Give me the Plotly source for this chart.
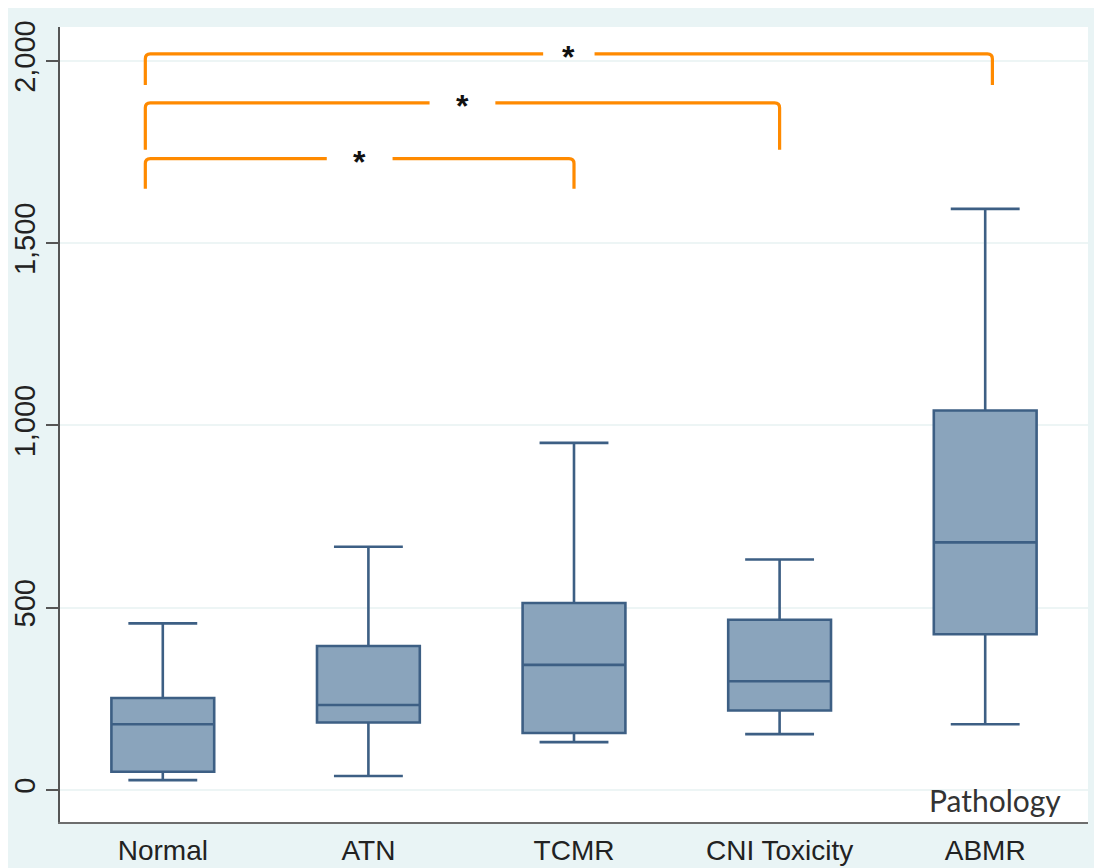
import plotly.graph_objects as go

# ---- data ----
categories = ["Normal", "ATN", "TCMR", "CNI Toxicity", "ABMR"]
lower_whisker = [27, 38, 131, 153, 180]
q1_values = [50, 185, 156, 218, 427]
median_values = [180, 233, 343, 298, 679]
q3_values = [252, 395, 513, 467, 1041]
upper_whisker = [457, 667, 952, 632, 1594]

y_tick_values = [0, 500, 1000, 1500, 2000]
y_tick_labels = ["0", "500", "1,000", "1,500", "2,000"]

# significance comparisons: (group a, group b)
comparisons = [("Normal", "TCMR"), ("Normal", "CNI Toxicity"), ("Normal", "ABMR")]
comparison_labels = ["*", "*", "*"]
bracket_top = [1732, 1885, 2019]
bracket_bottom = [1649, 1756, 1934]

# ---- styling ----
BOX_FILL = "#8aa4bc"
BOX_LINE = "#3d5f84"
ORANGE = "#ff8a00"
OUTER_BG = "#e9f4f5"
GRID = "#edf5f5"

W, H = 1094, 860
ML, MR, MT, MB = 52, 14, 19, 46
Y_RANGE = [-88, 2093]

fig = go.Figure()
fig.add_trace(go.Box(
    x=categories,
    q1=q1_values, median=median_values, q3=q3_values,
    lowerfence=lower_whisker, upperfence=upper_whisker,
    boxpoints=False,
    width=0.5, whiskerwidth=0.67,
    fillcolor=BOX_FILL,
    line=dict(color=BOX_LINE, width=2.6),
    hoverinfo="skip",
    showlegend=False,
))

# brackets
plot_w = W - ML - MR
ph = H - MT - MB
px_x = 5 / (plot_w / 5)                                   # corner radius in category units
px_y = 5 / (ph / (Y_RANGE[1] - Y_RANGE[0]))               # corner radius in data units
left_adj = -0.085
right_adj = [0.0, 0.0, 0.035]
gap_half = [0.16, 0.16, 0.125]
shapes = []
annotations = []
for i, (a, b) in enumerate(comparisons):
    x0 = categories.index(a) + left_adj
    x1 = categories.index(b) + right_adj[i]
    yh, yb = bracket_top[i], bracket_bottom[i]
    xm = (x0 + x1) / 2
    g = gap_half[i]
    path = (f"M {x0},{yb} L {x0},{yh - px_y} Q {x0},{yh} {x0 + px_x},{yh} L {xm - g},{yh} "
            f"M {xm + g},{yh} L {x1 - px_x},{yh} Q {x1},{yh} {x1},{yh - px_y} L {x1},{yb}")
    shapes.append(dict(type="path", path=path, xref="x", yref="y",
                       line=dict(color=ORANGE, width=3.2), layer="above"))
    annotations.append(dict(x=xm, y=yh, xref="x", yref="y", text=f"<b>{comparison_labels[i]}</b>",
                            showarrow=False, yanchor="middle", yshift=-3,
                            font=dict(family="Liberation Sans", size=32, color="#111")))

annotations.append(dict(x=(1055 - ML) / plot_w, y=0.003, xref="paper", yref="paper", text="Pathology",
                        showarrow=False, xanchor="right", yanchor="bottom",
                        font=dict(family="Lato", size=30, color="#333")))

fig.update_layout(
    width=W, height=H,
    margin=dict(l=ML, r=MR, t=MT, b=MB, autoexpand=False),
    paper_bgcolor=OUTER_BG,
    plot_bgcolor="white",
    shapes=shapes,
    annotations=annotations,
    font=dict(family="Liberation Sans", color="#222"),
)
fig.update_xaxes(
    type="category", range=[-0.5, 4.5],
    showline=True, linecolor="#6d6d6d", linewidth=2,
    ticks="", showgrid=False, zeroline=False,
    tickfont=dict(family="Liberation Sans", size=28, color="#222"),
    ticklabelstandoff=2, automargin=False,
)
fig.update_yaxes(
    range=Y_RANGE,
    tickvals=y_tick_values, ticktext=y_tick_labels,
    tickangle=-90,
    showline=True, linecolor="#555", linewidth=1.5,
    ticks="outside", ticklen=12, tickwidth=1.5, tickcolor="#555",
    showgrid=True, gridcolor=GRID, gridwidth=1.5,
    zeroline=False,
    tickfont=dict(family="Liberation Sans", size=29, color="#222"),
    automargin=False,
)

fig.write_html("out.html")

● ● ● ● ●

| EXERCISE INSTRUCTIONS |
Omit the pictures, then quote the rest of the material above exactly.

| ANSWER FOR THIS EXERCISE |
Give me the Plotly source for this chart.
import plotly.graph_objects as go

# ---- data ----
categories = ["Normal", "ATN", "TCMR", "CNI Toxicity", "ABMR"]
lower_whisker = [27, 38, 131, 153, 180]
q1_values = [50, 185, 156, 218, 427]
median_values = [180, 233, 343, 298, 679]
q3_values = [252, 395, 513, 467, 1041]
upper_whisker = [457, 667, 952, 632, 1594]

y_tick_values = [0, 500, 1000, 1500, 2000]
y_tick_labels = ["0", "500", "1,000", "1,500", "2,000"]

# significance comparisons: (group a, group b)
comparisons = [("Normal", "TCMR"), ("Normal", "CNI Toxicity"), ("Normal", "ABMR")]
comparison_labels = ["*", "*", "*"]
bracket_top = [1732, 1885, 2019]
bracket_bottom = [1649, 1756, 1934]

# ---- styling ----
BOX_FILL = "#8aa4bc"
BOX_LINE = "#3d5f84"
ORANGE = "#ff8a00"
OUTER_BG = "#e9f4f5"
GRID = "#edf5f5"

W, H = 1094, 860
ML, MR, MT, MB = 52, 14, 19, 46
Y_RANGE = [-88, 2093]

fig = go.Figure()
fig.add_trace(go.Box(
    x=categories,
    q1=q1_values, median=median_values, q3=q3_values,
    lowerfence=lower_whisker, upperfence=upper_whisker,
    boxpoints=False,
    width=0.5, whiskerwidth=0.67,
    fillcolor=BOX_FILL,
    line=dict(color=BOX_LINE, width=2.6),
    hoverinfo="skip",
    showlegend=False,
))

# brackets
plot_w = W - ML - MR
ph = H - MT - MB
px_x = 5 / (plot_w / 5)                                   # corner radius in category units
px_y = 5 / (ph / (Y_RANGE[1] - Y_RANGE[0]))               # corner radius in data units
left_adj = -0.085
right_adj = [0.0, 0.0, 0.035]
gap_half = [0.16, 0.16, 0.125]
shapes = []
annotations = []
for i, (a, b) in enumerate(comparisons):
    x0 = categories.index(a) + left_adj
    x1 = categories.index(b) + right_adj[i]
    yh, yb = bracket_top[i], bracket_bottom[i]
    xm = (x0 + x1) / 2
    g = gap_half[i]
    path = (f"M {x0},{yb} L {x0},{yh - px_y} Q {x0},{yh} {x0 + px_x},{yh} L {xm - g},{yh} "
            f"M {xm + g},{yh} L {x1 - px_x},{yh} Q {x1},{yh} {x1},{yh - px_y} L {x1},{yb}")
    shapes.append(dict(type="path", path=path, xref="x", yref="y",
                       line=dict(color=ORANGE, width=3.2), layer="above"))
    annotations.append(dict(x=xm, y=yh, xref="x", yref="y", text=f"<b>{comparison_labels[i]}</b>",
                            showarrow=False, yanchor="middle", yshift=-3,
                            font=dict(family="Liberation Sans", size=32, color="#111")))

annotations.append(dict(x=(1055 - ML) / plot_w, y=0.003, xref="paper", yref="paper", text="Pathology",
                        showarrow=False, xanchor="right", yanchor="bottom",
                        font=dict(family="Lato", size=30, color="#333")))

fig.update_layout(
    width=W, height=H,
    margin=dict(l=ML, r=MR, t=MT, b=MB, autoexpand=False),
    paper_bgcolor=OUTER_BG,
    plot_bgcolor="white",
    shapes=shapes,
    annotations=annotations,
    font=dict(family="Liberation Sans", color="#222"),
)
fig.update_xaxes(
    type="category", range=[-0.5, 4.5],
    showline=True, linecolor="#6d6d6d", linewidth=2,
    ticks="", showgrid=False, zeroline=False,
    tickfont=dict(family="Liberation Sans", size=28, color="#222"),
    ticklabelstandoff=2, automargin=False,
)
fig.update_yaxes(
    range=Y_RANGE,
    tickvals=y_tick_values, ticktext=y_tick_labels,
    tickangle=-90,
    showline=True, linecolor="#555", linewidth=1.5,
    ticks="outside", ticklen=12, tickwidth=1.5, tickcolor="#555",
    showgrid=True, gridcolor=GRID, gridwidth=1.5,
    zeroline=False,
    tickfont=dict(family="Liberation Sans", size=29, color="#222"),
    automargin=False,
)

fig.write_html("out.html")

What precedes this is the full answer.